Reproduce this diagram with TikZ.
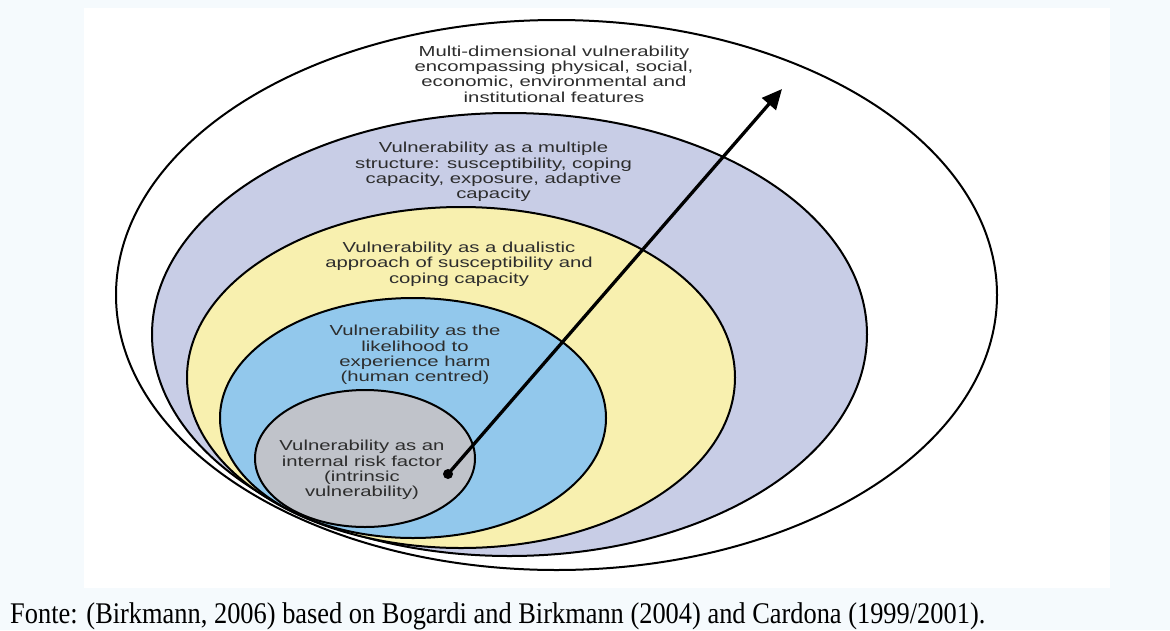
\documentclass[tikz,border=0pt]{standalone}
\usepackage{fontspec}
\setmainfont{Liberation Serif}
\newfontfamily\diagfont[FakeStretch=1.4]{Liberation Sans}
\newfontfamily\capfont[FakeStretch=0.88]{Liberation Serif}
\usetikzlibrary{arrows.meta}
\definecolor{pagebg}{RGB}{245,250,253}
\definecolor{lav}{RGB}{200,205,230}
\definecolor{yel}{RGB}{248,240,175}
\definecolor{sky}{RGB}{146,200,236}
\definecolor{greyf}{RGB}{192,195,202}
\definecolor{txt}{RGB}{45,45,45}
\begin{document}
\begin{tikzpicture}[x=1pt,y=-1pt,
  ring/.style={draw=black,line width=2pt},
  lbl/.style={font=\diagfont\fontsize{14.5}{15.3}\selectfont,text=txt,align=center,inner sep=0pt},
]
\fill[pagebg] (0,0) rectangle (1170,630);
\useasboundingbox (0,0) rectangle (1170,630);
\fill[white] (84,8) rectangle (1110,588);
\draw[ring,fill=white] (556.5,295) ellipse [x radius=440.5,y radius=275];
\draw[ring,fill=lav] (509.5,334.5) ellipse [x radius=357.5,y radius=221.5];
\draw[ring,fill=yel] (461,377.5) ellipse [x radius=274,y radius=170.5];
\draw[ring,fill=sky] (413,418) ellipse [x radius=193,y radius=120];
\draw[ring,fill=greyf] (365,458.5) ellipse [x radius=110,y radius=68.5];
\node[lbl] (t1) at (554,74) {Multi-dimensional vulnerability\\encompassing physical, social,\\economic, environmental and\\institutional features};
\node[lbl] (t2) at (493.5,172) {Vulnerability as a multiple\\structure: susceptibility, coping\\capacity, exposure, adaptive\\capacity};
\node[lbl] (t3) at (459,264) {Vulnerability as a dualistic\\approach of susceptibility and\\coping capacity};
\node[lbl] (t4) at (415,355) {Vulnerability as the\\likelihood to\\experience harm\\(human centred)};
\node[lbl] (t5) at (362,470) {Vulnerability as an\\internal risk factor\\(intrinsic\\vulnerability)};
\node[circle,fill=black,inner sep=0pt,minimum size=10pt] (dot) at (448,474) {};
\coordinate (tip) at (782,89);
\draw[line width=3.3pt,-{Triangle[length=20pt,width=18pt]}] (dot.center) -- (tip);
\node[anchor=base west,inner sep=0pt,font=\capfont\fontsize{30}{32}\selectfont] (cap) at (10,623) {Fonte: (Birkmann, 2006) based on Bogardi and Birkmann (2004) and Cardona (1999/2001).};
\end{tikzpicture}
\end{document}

::::

=== Task brief ===
Leave the images out and output the remaining material exactly as it stands.

=== Output of the exercise ===
Reproduce this diagram with TikZ.
\documentclass[tikz,border=0pt]{standalone}
\usepackage{fontspec}
\setmainfont{Liberation Serif}
\newfontfamily\diagfont[FakeStretch=1.4]{Liberation Sans}
\newfontfamily\capfont[FakeStretch=0.88]{Liberation Serif}
\usetikzlibrary{arrows.meta}
\definecolor{pagebg}{RGB}{245,250,253}
\definecolor{lav}{RGB}{200,205,230}
\definecolor{yel}{RGB}{248,240,175}
\definecolor{sky}{RGB}{146,200,236}
\definecolor{greyf}{RGB}{192,195,202}
\definecolor{txt}{RGB}{45,45,45}
\begin{document}
\begin{tikzpicture}[x=1pt,y=-1pt,
  ring/.style={draw=black,line width=2pt},
  lbl/.style={font=\diagfont\fontsize{14.5}{15.3}\selectfont,text=txt,align=center,inner sep=0pt},
]
\fill[pagebg] (0,0) rectangle (1170,630);
\useasboundingbox (0,0) rectangle (1170,630);
\fill[white] (84,8) rectangle (1110,588);
\draw[ring,fill=white] (556.5,295) ellipse [x radius=440.5,y radius=275];
\draw[ring,fill=lav] (509.5,334.5) ellipse [x radius=357.5,y radius=221.5];
\draw[ring,fill=yel] (461,377.5) ellipse [x radius=274,y radius=170.5];
\draw[ring,fill=sky] (413,418) ellipse [x radius=193,y radius=120];
\draw[ring,fill=greyf] (365,458.5) ellipse [x radius=110,y radius=68.5];
\node[lbl] (t1) at (554,74) {Multi-dimensional vulnerability\\encompassing physical, social,\\economic, environmental and\\institutional features};
\node[lbl] (t2) at (493.5,172) {Vulnerability as a multiple\\structure: susceptibility, coping\\capacity, exposure, adaptive\\capacity};
\node[lbl] (t3) at (459,264) {Vulnerability as a dualistic\\approach of susceptibility and\\coping capacity};
\node[lbl] (t4) at (415,355) {Vulnerability as the\\likelihood to\\experience harm\\(human centred)};
\node[lbl] (t5) at (362,470) {Vulnerability as an\\internal risk factor\\(intrinsic\\vulnerability)};
\node[circle,fill=black,inner sep=0pt,minimum size=10pt] (dot) at (448,474) {};
\coordinate (tip) at (782,89);
\draw[line width=3.3pt,-{Triangle[length=20pt,width=18pt]}] (dot.center) -- (tip);
\node[anchor=base west,inner sep=0pt,font=\capfont\fontsize{30}{32}\selectfont] (cap) at (10,623) {Fonte: (Birkmann, 2006) based on Bogardi and Birkmann (2004) and Cardona (1999/2001).};
\end{tikzpicture}
\end{document}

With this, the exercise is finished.